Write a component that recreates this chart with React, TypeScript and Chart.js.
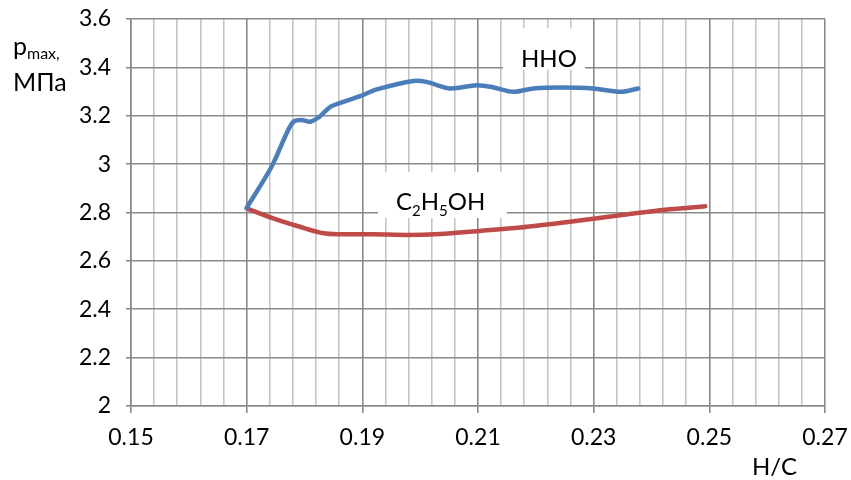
import React, { useEffect, useRef } from "react";
import { Chart, registerables } from "chart.js";

Chart.register(...registerables);

// HHO series
const hhoX = [0.17, 0.1743, 0.1769, 0.1781, 0.1795, 0.181, 0.1827, 0.1844, 0.1867, 0.1896, 0.1925, 0.1988, 0.2011, 0.2052, 0.2098, 0.2127, 0.2161, 0.2196, 0.2242, 0.2299, 0.2346, 0.2377];
const hhoY = [2.819, 2.989, 3.127, 3.175, 3.182, 3.175, 3.198, 3.236, 3.257, 3.281, 3.309, 3.344, 3.34, 3.313, 3.326, 3.317, 3.299, 3.313, 3.317, 3.313, 3.299, 3.313];

// C2H5OH series
const ethX = [0.17, 0.1746, 0.1792, 0.1833, 0.1861, 0.1919, 0.1977, 0.2034, 0.2103, 0.2173, 0.2259, 0.2346, 0.2432, 0.2493];
const ethY = [2.817, 2.776, 2.741, 2.714, 2.71, 2.71, 2.707, 2.711, 2.724, 2.738, 2.762, 2.789, 2.813, 2.826];

// axis settings
const xMin = 0.15;
const xMax = 0.27;
const xMajorStep = 0.02;
const xMinorStep = 0.004;
const yMin = 2;
const yMax = 3.6;
const yStep = 0.2;

const FONT = "Lato";

const isMajor = (v: number) => {
  const k = Math.round((v - xMin) / xMinorStep);
  return k % Math.round(xMajorStep / xMinorStep) === 0;
};

const zeroPad = (axis: any) => {
  axis.paddingLeft = 0;
  axis.paddingRight = 0;
  axis.paddingTop = 0;
  axis.paddingBottom = 0;
};

const labelsPlugin = {
  id: "labelsPlugin",
  beforeDatasetsDraw(chart: any) {
    const { ctx, scales } = chart;
    const xs = scales.x;
    const ys = scales.y;
    ctx.save();
    // HHO label box
    {
      const x0 = xs.getPixelForValue(0.2143);
      const x1 = xs.getPixelForValue(0.2285);
      const y0 = ys.getPixelForValue(3.562);
      const y1 = ys.getPixelForValue(3.39);
      ctx.fillStyle = "#ffffff";
      ctx.fillRect(x0, y0, x1 - x0, y1 - y0);
      ctx.fillStyle = "#000";
      ctx.font = `24px ${FONT}`;
      ctx.textBaseline = "alphabetic";
      ctx.textAlign = "center";
      ctx.fillText("HHO", (x0 + x1) / 2 + 5, y1 - 3);
    }
    // C2H5OH label box
    {
      const x0 = xs.getPixelForValue(0.1927);
      const x1 = xs.getPixelForValue(0.2150);
      const y0 = ys.getPixelForValue(2.967);
      const y1 = ys.getPixelForValue(2.777);
      ctx.fillStyle = "#ffffff";
      ctx.fillRect(x0, y0, x1 - x0, y1 - y0);
      ctx.fillStyle = "#000";
      ctx.textBaseline = "alphabetic";
      ctx.textAlign = "left";
      const base = y1 - 8;
      let cx = x0 + 18;
      const parts: [string, boolean][] = [["C", false], ["2", true], ["H", false], ["5", true], ["OH", false]];
      for (const [t, sub] of parts) {
        ctx.font = sub ? `15px ${FONT}` : `24px ${FONT}`;
        ctx.fillText(t, cx, sub ? base + 6 : base);
        cx += ctx.measureText(t).width;
      }
    }
    ctx.restore();
  },
  afterDraw(chart: any) {
    const { ctx } = chart;
    ctx.save();
    ctx.fillStyle = "#000";
    ctx.textBaseline = "alphabetic";
    ctx.textAlign = "left";
    // y title
    ctx.font = `25px ${FONT}`;
    ctx.fillText("p", 13, 55);
    const pw = ctx.measureText("p").width;
    ctx.font = `16px ${FONT}`;
    ctx.fillText("max,", 13 + pw, 59);
    ctx.font = `25px ${FONT}`;
    ctx.fillText("МПа", 13, 91);
    // x title
    ctx.font = `24px ${FONT}`;
    ctx.fillText("H/C", 752, 475);
    ctx.restore();
  },
};

export default function App() {
  const ref = useRef<HTMLCanvasElement | null>(null);

  useEffect(() => {
    if (!ref.current) return;
    const chart = new Chart(ref.current, {
      type: "line",
      data: {
        datasets: [
          {
            label: "HHO",
            data: hhoX.map((x, i) => ({ x, y: hhoY[i] })),
            borderColor: "#4a7ebb",
            borderWidth: 4.5,
            pointRadius: 0,
            tension: 0.3,
            fill: false,
            borderCapStyle: "round",
            borderJoinStyle: "round",
          },
          {
            label: "C2H5OH",
            data: ethX.map((x, i) => ({ x, y: ethY[i] })),
            borderColor: "#be4b48",
            borderWidth: 4.5,
            pointRadius: 0,
            tension: 0.3,
            fill: false,
            borderCapStyle: "round",
            borderJoinStyle: "round",
          },
        ],
      },
      options: {
        animation: false,
        responsive: true,
        maintainAspectRatio: false,
        layout: { padding: { top: 19, right: 26, left: 0, bottom: 0 } },
        plugins: {
          legend: { display: false },
          tooltip: { enabled: false },
        },
        scales: {
          x: {
            type: "linear",
            min: xMin,
            max: xMax,
            afterBuildTicks: (axis: any) => {
              const n = Math.round((xMax - xMin) / xMinorStep);
              const t = [];
              for (let i = 0; i <= n; i++) t.push({ value: +(xMin + i * xMinorStep).toFixed(4) });
              axis.ticks = t;
            },
            afterFit: (axis: any) => {
              axis.height = 74;
              zeroPad(axis);
            },
            ticks: {
              autoSkip: false,
              maxRotation: 0,
              padding: 11,
              color: "#000",
              font: { family: FONT, size: 23 },
              callback: (v: any) => (isMajor(Number(v)) ? Number(v).toFixed(2) : ""),
            },
            grid: {
              color: (c: any) => (c.tick && isMajor(c.tick.value) ? "#8a8a8a" : "#c4c4c4"),
              tickColor: (c: any) => (c.tick && isMajor(c.tick.value) ? "#8a8a8a" : "rgba(0,0,0,0)"),
              lineWidth: 1.6,
              tickLength: 7,
            },
            border: { color: "#8a8a8a", width: 1.6 },
          },
          y: {
            type: "linear",
            min: yMin,
            max: yMax,
            afterFit: (axis: any) => {
              axis.width = 131;
              zeroPad(axis);
            },
            ticks: {
              stepSize: yStep,
              padding: 15,
              color: "#000",
              font: { family: FONT, size: 23 },
              callback: (v: any) => String(Number(Number(v).toFixed(1))),
            },
            grid: {
              color: "#8a8a8a",
              lineWidth: 1.6,
              tickLength: 5,
            },
            border: { color: "#8a8a8a", width: 1.6 },
          },
        },
      },
      plugins: [labelsPlugin],
    } as any);
    return () => chart.destroy();
  }, []);

  return (
    <div style={{ position: "absolute", left: 0, top: 0, width: 851, height: 480, background: "#fff" }}>
      <canvas ref={ref} />
    </div>
  );
}
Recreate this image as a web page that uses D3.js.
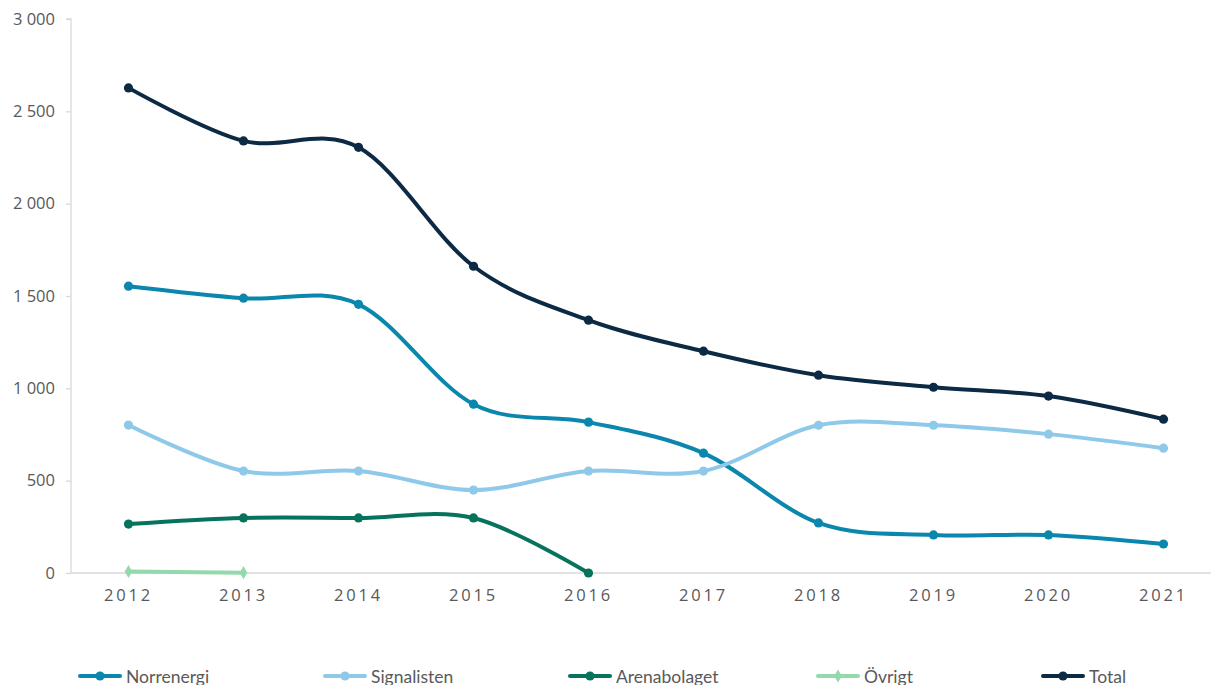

• WHAT THE EXERCISE ASKS: Without the pictures, repeat the entries above line by line, from the first through the one that contains "2.789, 2.813, 2.826];", both ends included.

• THE COMPLETED TASK:
Write a component that recreates this chart with React, TypeScript and Chart.js.
import React, { useEffect, useRef } from "react";
import { Chart, registerables } from "chart.js";

Chart.register(...registerables);

// HHO series
const hhoX = [0.17, 0.1743, 0.1769, 0.1781, 0.1795, 0.181, 0.1827, 0.1844, 0.1867, 0.1896, 0.1925, 0.1988, 0.2011, 0.2052, 0.2098, 0.2127, 0.2161, 0.2196, 0.2242, 0.2299, 0.2346, 0.2377];
const hhoY = [2.819, 2.989, 3.127, 3.175, 3.182, 3.175, 3.198, 3.236, 3.257, 3.281, 3.309, 3.344, 3.34, 3.313, 3.326, 3.317, 3.299, 3.313, 3.317, 3.313, 3.299, 3.313];

// C2H5OH series
const ethX = [0.17, 0.1746, 0.1792, 0.1833, 0.1861, 0.1919, 0.1977, 0.2034, 0.2103, 0.2173, 0.2259, 0.2346, 0.2432, 0.2493];
const ethY = [2.817, 2.776, 2.741, 2.714, 2.71, 2.71, 2.707, 2.711, 2.724, 2.738, 2.762, 2.789, 2.813, 2.826];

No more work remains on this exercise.